** Begin Material **
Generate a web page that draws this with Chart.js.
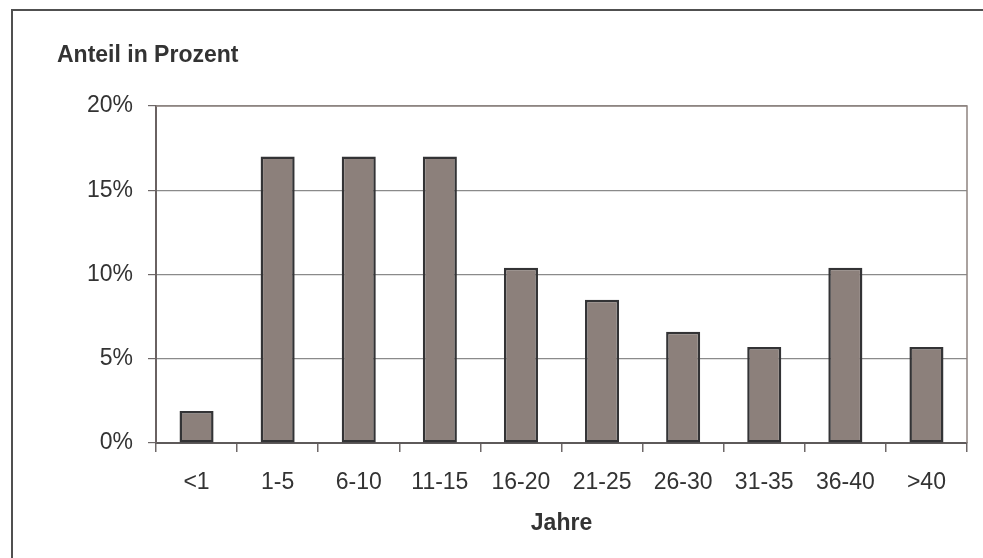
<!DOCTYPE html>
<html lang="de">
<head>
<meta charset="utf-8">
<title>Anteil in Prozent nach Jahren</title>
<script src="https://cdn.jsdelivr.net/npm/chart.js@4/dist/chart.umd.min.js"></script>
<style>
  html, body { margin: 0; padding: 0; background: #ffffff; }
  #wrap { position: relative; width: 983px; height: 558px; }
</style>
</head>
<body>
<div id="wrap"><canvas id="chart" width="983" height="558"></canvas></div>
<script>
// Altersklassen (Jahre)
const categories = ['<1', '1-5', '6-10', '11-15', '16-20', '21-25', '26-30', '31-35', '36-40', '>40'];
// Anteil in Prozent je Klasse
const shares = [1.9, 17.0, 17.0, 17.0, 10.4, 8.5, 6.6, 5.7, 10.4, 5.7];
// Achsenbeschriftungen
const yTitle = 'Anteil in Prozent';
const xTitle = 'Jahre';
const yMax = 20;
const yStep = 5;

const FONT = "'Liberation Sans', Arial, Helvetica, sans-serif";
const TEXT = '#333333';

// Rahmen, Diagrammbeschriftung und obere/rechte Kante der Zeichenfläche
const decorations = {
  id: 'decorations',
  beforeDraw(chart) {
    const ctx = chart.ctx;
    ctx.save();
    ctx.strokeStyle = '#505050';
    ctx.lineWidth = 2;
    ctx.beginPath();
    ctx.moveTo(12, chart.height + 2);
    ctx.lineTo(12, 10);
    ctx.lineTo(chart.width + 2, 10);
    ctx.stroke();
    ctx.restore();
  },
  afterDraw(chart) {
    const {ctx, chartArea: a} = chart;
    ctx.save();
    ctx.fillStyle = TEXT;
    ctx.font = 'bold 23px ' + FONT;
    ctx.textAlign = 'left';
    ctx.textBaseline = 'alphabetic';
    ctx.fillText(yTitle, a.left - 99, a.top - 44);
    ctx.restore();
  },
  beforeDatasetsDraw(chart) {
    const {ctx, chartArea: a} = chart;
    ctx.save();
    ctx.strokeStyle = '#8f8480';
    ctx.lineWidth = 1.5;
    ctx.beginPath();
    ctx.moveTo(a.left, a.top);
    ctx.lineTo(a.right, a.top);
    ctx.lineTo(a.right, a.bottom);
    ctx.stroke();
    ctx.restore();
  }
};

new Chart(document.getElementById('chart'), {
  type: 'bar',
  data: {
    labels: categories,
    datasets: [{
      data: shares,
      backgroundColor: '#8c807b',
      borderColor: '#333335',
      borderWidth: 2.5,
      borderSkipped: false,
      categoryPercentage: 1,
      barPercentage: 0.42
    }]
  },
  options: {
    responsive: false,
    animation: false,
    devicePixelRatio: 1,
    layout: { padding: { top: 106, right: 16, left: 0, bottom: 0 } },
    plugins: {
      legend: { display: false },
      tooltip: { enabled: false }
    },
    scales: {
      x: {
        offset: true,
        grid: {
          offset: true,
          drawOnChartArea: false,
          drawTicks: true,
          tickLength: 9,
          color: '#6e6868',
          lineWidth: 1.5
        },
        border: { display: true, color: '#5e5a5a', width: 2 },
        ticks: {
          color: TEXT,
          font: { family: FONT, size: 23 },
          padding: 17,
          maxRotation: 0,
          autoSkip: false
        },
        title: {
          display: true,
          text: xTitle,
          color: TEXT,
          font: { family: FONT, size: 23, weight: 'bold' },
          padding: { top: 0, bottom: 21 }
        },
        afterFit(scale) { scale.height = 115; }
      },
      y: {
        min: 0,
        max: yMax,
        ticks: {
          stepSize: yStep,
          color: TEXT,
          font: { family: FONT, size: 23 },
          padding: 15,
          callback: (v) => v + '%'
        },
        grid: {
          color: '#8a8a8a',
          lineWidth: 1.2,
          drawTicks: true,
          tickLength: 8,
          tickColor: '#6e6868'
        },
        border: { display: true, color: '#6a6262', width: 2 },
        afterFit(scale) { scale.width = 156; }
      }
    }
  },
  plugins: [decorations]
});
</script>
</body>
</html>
** End Material **
Task statement: Return exactly what appears from the opening line of the material through the line with "const TEXT = '#333333';", apart from the pictures.

Written response:
Generate a web page that draws this with Chart.js.
<!DOCTYPE html>
<html lang="de">
<head>
<meta charset="utf-8">
<title>Anteil in Prozent nach Jahren</title>
<script src="https://cdn.jsdelivr.net/npm/chart.js@4/dist/chart.umd.min.js"></script>
<style>
  html, body { margin: 0; padding: 0; background: #ffffff; }
  #wrap { position: relative; width: 983px; height: 558px; }
</style>
</head>
<body>
<div id="wrap"><canvas id="chart" width="983" height="558"></canvas></div>
<script>
// Altersklassen (Jahre)
const categories = ['<1', '1-5', '6-10', '11-15', '16-20', '21-25', '26-30', '31-35', '36-40', '>40'];
// Anteil in Prozent je Klasse
const shares = [1.9, 17.0, 17.0, 17.0, 10.4, 8.5, 6.6, 5.7, 10.4, 5.7];
// Achsenbeschriftungen
const yTitle = 'Anteil in Prozent';
const xTitle = 'Jahre';
const yMax = 20;
const yStep = 5;

const FONT = "'Liberation Sans', Arial, Helvetica, sans-serif";
const TEXT = '#333333';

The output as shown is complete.